■ REQUIREMENT
Working from the data below, reproduce exactly the lines starting at the one that holds "Output the component" and ending at the one that holds "ctx.fillText(sText, 266, 96);". Pictures are excluded.

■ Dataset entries
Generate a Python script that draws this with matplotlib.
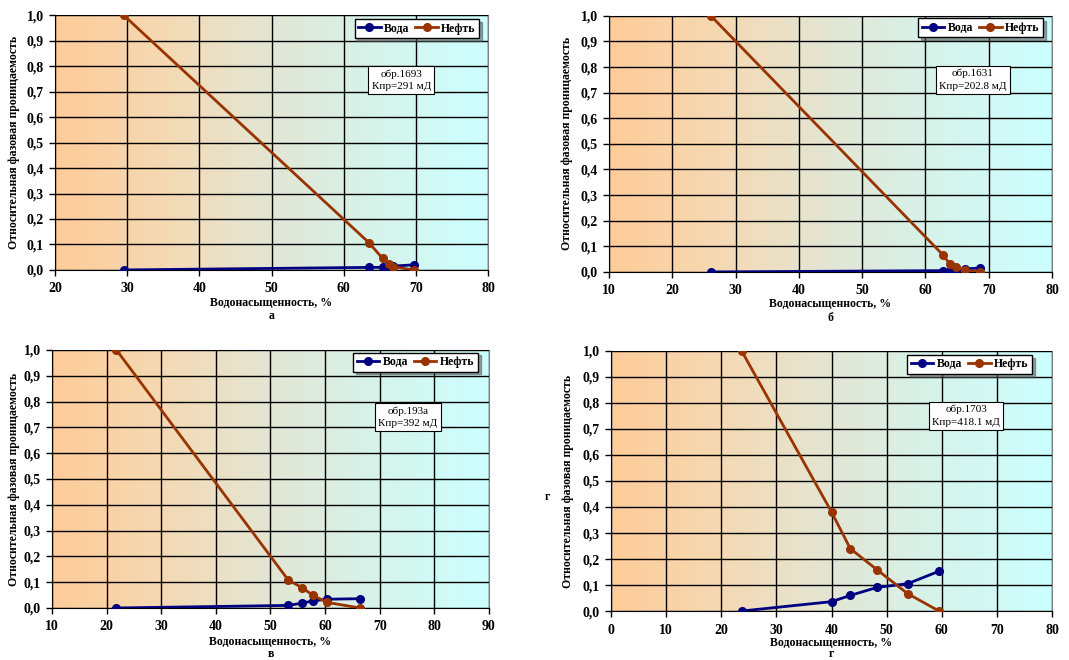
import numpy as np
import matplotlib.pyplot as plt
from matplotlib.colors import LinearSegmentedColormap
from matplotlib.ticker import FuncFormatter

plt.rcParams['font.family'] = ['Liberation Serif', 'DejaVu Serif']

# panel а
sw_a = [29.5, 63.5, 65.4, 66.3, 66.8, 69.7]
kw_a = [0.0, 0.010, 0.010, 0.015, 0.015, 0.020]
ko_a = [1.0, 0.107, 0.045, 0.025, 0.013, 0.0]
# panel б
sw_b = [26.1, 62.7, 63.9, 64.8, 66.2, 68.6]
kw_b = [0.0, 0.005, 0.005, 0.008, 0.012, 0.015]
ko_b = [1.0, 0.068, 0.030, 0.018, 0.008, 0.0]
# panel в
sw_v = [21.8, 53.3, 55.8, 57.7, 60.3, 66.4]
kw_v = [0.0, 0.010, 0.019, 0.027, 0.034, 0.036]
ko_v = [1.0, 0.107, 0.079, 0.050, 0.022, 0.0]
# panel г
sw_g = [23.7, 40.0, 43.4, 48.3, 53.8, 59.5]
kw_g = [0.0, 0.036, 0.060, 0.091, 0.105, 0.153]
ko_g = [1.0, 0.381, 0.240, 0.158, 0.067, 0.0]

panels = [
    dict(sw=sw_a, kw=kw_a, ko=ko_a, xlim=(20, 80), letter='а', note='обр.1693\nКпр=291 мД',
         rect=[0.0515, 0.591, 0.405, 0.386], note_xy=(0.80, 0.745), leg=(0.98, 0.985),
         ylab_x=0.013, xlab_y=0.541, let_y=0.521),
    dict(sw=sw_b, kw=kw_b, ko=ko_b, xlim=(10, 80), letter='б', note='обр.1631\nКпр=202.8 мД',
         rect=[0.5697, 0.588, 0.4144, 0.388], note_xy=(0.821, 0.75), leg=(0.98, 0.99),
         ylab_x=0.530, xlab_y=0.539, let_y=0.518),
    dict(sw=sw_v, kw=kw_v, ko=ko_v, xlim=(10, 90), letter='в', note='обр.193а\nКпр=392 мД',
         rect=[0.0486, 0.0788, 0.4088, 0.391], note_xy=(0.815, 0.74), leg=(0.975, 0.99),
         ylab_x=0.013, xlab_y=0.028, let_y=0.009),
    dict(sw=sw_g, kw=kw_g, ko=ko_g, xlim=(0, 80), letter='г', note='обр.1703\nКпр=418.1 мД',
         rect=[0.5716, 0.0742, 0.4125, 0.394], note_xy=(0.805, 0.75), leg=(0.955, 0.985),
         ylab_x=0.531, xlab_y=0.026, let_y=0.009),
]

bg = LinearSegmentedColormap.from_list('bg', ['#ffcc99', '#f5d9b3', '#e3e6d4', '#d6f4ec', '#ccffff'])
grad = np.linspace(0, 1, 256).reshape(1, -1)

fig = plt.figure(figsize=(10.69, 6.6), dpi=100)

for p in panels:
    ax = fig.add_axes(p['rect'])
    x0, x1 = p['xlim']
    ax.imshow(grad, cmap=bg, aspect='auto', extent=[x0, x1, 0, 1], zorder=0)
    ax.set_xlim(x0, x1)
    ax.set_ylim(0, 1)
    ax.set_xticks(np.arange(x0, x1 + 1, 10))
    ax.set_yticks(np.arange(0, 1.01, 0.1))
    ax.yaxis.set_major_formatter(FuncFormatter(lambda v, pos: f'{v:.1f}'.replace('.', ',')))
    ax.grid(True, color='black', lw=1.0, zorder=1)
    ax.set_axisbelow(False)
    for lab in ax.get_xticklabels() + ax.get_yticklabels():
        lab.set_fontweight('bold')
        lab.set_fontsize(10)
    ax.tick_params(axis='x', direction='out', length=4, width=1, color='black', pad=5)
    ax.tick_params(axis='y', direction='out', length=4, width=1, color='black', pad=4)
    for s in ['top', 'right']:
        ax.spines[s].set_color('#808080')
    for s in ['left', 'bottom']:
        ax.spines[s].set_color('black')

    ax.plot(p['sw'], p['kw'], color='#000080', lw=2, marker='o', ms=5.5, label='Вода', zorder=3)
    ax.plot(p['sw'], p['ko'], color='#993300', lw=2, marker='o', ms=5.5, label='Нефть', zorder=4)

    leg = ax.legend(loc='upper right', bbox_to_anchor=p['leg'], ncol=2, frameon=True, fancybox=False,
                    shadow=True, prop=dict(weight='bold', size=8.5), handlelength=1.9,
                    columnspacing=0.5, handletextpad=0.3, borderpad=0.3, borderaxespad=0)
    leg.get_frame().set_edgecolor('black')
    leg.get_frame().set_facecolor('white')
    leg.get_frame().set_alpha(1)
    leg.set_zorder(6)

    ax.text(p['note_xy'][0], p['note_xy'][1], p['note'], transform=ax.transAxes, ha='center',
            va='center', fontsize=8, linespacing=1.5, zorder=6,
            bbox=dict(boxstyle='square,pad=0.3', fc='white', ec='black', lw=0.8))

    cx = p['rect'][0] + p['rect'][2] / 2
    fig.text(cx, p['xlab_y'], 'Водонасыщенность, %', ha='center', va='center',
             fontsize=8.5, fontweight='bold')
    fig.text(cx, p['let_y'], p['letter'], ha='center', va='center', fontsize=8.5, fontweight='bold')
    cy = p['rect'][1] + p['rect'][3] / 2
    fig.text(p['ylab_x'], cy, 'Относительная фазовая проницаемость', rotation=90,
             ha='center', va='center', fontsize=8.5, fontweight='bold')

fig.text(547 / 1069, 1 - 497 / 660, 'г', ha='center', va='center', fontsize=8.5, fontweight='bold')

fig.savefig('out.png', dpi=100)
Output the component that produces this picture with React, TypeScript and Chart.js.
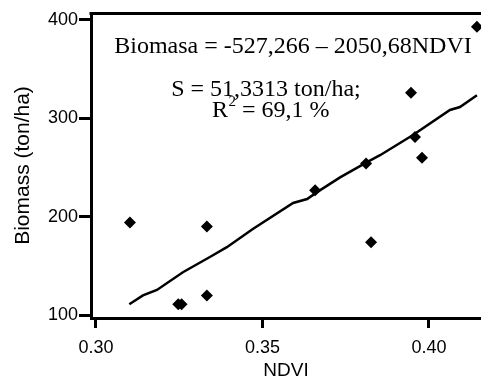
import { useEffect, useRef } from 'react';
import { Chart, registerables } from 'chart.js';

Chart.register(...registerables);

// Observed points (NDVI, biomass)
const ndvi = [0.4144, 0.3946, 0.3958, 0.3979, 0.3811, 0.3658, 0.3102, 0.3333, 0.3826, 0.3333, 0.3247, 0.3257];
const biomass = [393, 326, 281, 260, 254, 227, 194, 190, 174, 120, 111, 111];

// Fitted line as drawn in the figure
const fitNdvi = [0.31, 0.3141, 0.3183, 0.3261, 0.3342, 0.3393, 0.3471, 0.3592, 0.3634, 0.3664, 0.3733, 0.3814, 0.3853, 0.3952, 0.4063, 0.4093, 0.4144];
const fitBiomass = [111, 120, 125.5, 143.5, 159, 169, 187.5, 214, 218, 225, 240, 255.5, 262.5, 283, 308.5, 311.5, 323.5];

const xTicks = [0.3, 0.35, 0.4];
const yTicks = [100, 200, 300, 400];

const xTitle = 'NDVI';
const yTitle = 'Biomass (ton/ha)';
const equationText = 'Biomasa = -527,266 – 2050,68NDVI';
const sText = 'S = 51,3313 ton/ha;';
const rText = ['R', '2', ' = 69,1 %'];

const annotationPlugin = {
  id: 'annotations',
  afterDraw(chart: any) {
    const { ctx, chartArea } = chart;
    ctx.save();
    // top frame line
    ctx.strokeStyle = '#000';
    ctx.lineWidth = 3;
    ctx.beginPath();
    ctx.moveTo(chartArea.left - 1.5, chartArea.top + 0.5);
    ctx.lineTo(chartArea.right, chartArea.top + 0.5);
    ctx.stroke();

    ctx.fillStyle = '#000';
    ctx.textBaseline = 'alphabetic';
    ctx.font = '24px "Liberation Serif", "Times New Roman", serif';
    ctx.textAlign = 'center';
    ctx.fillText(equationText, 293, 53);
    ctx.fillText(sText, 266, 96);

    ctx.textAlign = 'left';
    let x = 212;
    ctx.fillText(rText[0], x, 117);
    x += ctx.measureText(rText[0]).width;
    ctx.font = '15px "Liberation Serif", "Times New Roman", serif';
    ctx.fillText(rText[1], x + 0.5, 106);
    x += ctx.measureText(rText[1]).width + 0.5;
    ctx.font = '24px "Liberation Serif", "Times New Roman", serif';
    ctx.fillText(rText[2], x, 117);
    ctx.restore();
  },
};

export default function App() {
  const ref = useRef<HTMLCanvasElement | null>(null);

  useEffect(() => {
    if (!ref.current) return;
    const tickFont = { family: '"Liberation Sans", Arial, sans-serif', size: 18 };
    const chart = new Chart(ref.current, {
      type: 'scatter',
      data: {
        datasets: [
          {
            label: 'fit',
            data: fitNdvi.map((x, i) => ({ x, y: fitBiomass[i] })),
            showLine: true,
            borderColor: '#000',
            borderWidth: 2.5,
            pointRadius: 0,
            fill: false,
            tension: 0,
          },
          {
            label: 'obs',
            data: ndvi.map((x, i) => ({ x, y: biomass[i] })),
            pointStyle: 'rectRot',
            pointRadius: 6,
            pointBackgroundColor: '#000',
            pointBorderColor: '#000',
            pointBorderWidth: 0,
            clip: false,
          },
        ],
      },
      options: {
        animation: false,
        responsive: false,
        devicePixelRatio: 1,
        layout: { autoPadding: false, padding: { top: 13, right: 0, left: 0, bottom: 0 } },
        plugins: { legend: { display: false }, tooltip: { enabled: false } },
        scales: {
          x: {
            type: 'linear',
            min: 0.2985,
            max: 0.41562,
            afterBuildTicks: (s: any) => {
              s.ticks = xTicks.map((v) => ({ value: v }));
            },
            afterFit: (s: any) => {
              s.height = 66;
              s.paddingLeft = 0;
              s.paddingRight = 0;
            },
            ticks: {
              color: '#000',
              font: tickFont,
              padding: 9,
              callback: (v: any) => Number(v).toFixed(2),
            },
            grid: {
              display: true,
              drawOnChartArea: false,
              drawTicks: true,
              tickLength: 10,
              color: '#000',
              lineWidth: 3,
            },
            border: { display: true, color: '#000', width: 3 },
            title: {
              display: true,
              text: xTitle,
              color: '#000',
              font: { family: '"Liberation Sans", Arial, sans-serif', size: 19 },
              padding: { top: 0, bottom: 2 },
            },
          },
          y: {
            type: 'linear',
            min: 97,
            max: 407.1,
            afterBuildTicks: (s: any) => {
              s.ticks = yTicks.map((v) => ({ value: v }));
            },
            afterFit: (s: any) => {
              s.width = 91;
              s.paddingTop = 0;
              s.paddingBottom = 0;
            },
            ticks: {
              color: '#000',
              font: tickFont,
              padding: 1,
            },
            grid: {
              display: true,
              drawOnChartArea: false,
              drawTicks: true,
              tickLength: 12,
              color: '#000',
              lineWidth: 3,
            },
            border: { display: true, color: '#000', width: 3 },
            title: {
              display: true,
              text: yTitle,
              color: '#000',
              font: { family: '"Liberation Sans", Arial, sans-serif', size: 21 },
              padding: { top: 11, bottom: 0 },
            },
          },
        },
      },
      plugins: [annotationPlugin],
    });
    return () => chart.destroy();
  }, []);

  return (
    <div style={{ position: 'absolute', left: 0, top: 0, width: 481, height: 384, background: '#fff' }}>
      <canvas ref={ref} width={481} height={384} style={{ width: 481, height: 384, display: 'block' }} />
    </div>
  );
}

■ THE OUTPUT
Output the component that produces this picture with React, TypeScript and Chart.js.
import { useEffect, useRef } from 'react';
import { Chart, registerables } from 'chart.js';

Chart.register(...registerables);

// Observed points (NDVI, biomass)
const ndvi = [0.4144, 0.3946, 0.3958, 0.3979, 0.3811, 0.3658, 0.3102, 0.3333, 0.3826, 0.3333, 0.3247, 0.3257];
const biomass = [393, 326, 281, 260, 254, 227, 194, 190, 174, 120, 111, 111];

// Fitted line as drawn in the figure
const fitNdvi = [0.31, 0.3141, 0.3183, 0.3261, 0.3342, 0.3393, 0.3471, 0.3592, 0.3634, 0.3664, 0.3733, 0.3814, 0.3853, 0.3952, 0.4063, 0.4093, 0.4144];
const fitBiomass = [111, 120, 125.5, 143.5, 159, 169, 187.5, 214, 218, 225, 240, 255.5, 262.5, 283, 308.5, 311.5, 323.5];

const xTicks = [0.3, 0.35, 0.4];
const yTicks = [100, 200, 300, 400];

const xTitle = 'NDVI';
const yTitle = 'Biomass (ton/ha)';
const equationText = 'Biomasa = -527,266 – 2050,68NDVI';
const sText = 'S = 51,3313 ton/ha;';
const rText = ['R', '2', ' = 69,1 %'];

const annotationPlugin = {
  id: 'annotations',
  afterDraw(chart: any) {
    const { ctx, chartArea } = chart;
    ctx.save();
    // top frame line
    ctx.strokeStyle = '#000';
    ctx.lineWidth = 3;
    ctx.beginPath();
    ctx.moveTo(chartArea.left - 1.5, chartArea.top + 0.5);
    ctx.lineTo(chartArea.right, chartArea.top + 0.5);
    ctx.stroke();

    ctx.fillStyle = '#000';
    ctx.textBaseline = 'alphabetic';
    ctx.font = '24px "Liberation Serif", "Times New Roman", serif';
    ctx.textAlign = 'center';
    ctx.fillText(equationText, 293, 53);
    ctx.fillText(sText, 266, 96);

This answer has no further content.